Catharine II Announces the First Partition of Poland (1772)

[excerpted from Readings in Modern European History, James Harvey Robinson and Charles Beard, eds. (Boston:Ginn and Company, 1908), pp. 82-84]

The following is the declaration which the minister plenipotentiary of Russia communicated in the name of her Imperial Majesty Catharine II, to the king and republic of Poland on September 18, 1772, announcing the first partition of that country.

The States bordering upon Poland have so often been involved in the disorders which have arisen during interregnums in that kingdom, that the experience of the past would in any case have led the neighboring powers to occupy themselves seriously with the affairs of that State the moment that the throne became vacant by the death of King Augustus 111. This consideration and the obvious necessity of preventing the fatal effects of dissensions which threatened to arise with this last vacancy of the throne, led the Court of St.

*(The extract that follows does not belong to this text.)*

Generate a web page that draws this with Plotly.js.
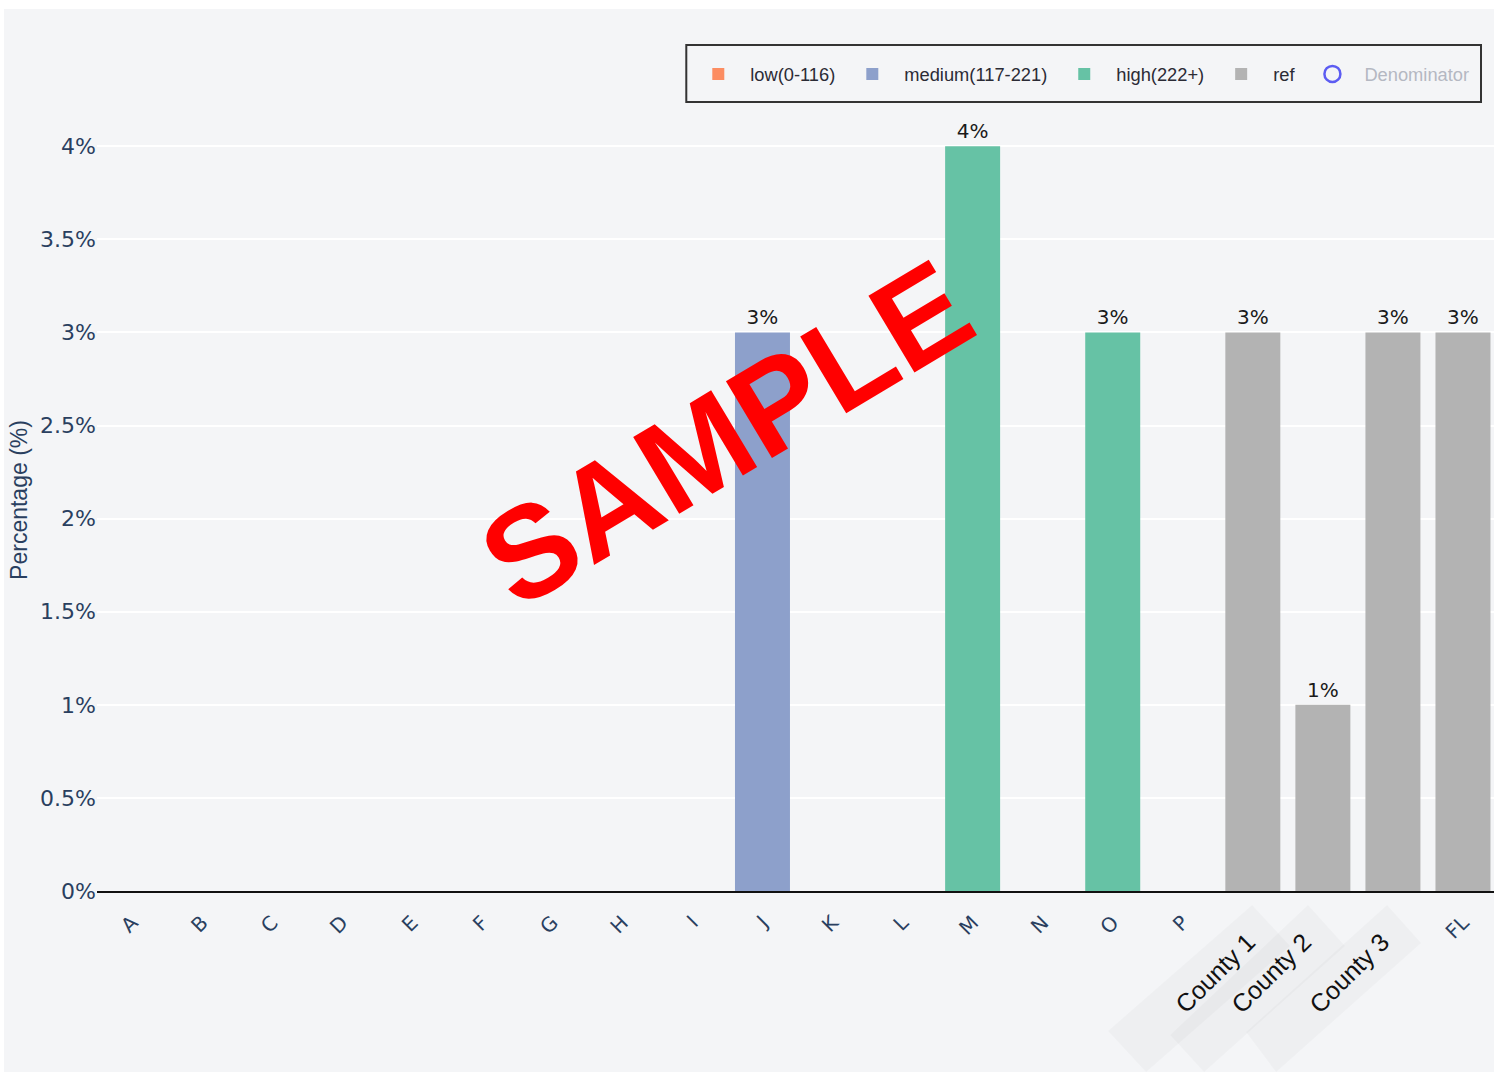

Petersburg to endeavor to bring about a union in favor of a candidate who should be at once the most worthy of the throne, and the most suitable to the interests of his fellow-citizens and of the neighboring States. It endeavored at the same time to rectify certain abuses in the constitution of the Polish State.

The Court of Berlin seconded the measures of its ally, while the Court of Vienna, although anxious to co6perate in assuring the success of these praiseworthy measures, believed it best on account of the embarrassments which might arise from increasing the number of those interfering directly in the domestic affairs of Poland, to remain neutral in this matter as well as in the war which sprang from it between Russia and the Ottoman Port.

As a result of these measures, the powers had the satisfaction of seeing the free and legal election of King Stanislas, who is now reigning, as well as other useful results. Everything seemed to promise a firm peace for both Poland and her neighbors, but unhappily the spirit of discord took possession of a portion of the nation, and destroyed in an instant all these hopes. Citizens armed themselves against one another, factions usurped the legitimate authority, which they abused in utter contempt of law, good order, and public security. justice, the police, commerce, yes, agriculture itself, all were destroyed.

The natural connection between Poland and her neighbors led them to feel most keenly the sad effects of these disorders. They have been forced for a long time to take the most costly measures in order to assure the tranquillity of their own frontiers, and they are exposed, owing to uncertainty of what may result from the destruction of this kingdom, to the danger of the decline of the friendship and harmony which now exists among them. Nothing is consequently more urgent than a prompt remedy for these ills, which are producing the most vexatious effects in the neighboring states, and which, if no measures of prevention are taken, will probably entail modifications of the political system of this part of Europe.

Reasons of such weight forbid his Majesty the King of Prussia, her Majesty the Empress, Queen of Hungary and Bohemia, and her Imperial Majesty of all the Russias longer to defer taking a decisive stand in so critical a situation. These powers have agreed accordingly to attempt to reach without loss of time a common understanding, in order to restore peace and good order in Poland, and establish the ancient constitution of this State and the liberties of the nation upon a sound basis.

But while they have been able to prevent for the moment the ruin and the arbitrary destruction of this kingdom, owing to the friendship and good intelligence which now exists among them, they have had no assurance that they would meet with equal success in the future. They all had considerable claims
upon various possessions of the republic. They could not allow these to be abandoned to the course of events; they consequently determined to enforce their ancient rights and legitimate claims on the possessions of the republic, - claims which each is ready to justify in due time and in the proper place.

Consequently his Majesty the King of Prussia, her Majesty the Empress, Queen of Hungary and Bohemia, and her Imperial Majesty of all the Russias, having mutually set forth their rights and claims, and having come to an agreement, will each take an equivalent of the district to which they lay claim, and will put themselves in effective possession of those portions of Poland which are calculated to serve hereafter as the most natural and secure boundary between them. Each of the three powers reserves the privilege of issuing a statement in due time, by which their Majesties will renounce hereafter all rights, claims, and pretensions for damages or interest which they may have upon the possessions and subjects of the Republic.

His Majesty the King of Prussia, her Majesty the Empress, Queen of Hungary and Bohemia, and her Majesty the Empress of all the Russias believe it their duty to announce their intentions to the whole Polish nation, requesting them to banish, or at least suppress, the spirit of disorder, so that the nation, coming together legally, can concert in the diet with the three courts in regard to the means for re6stablishing order and tranquillity, as well as to confirm by formal acts the exchange of titles and claims of each of the powers to those regions of which they have just taken possession.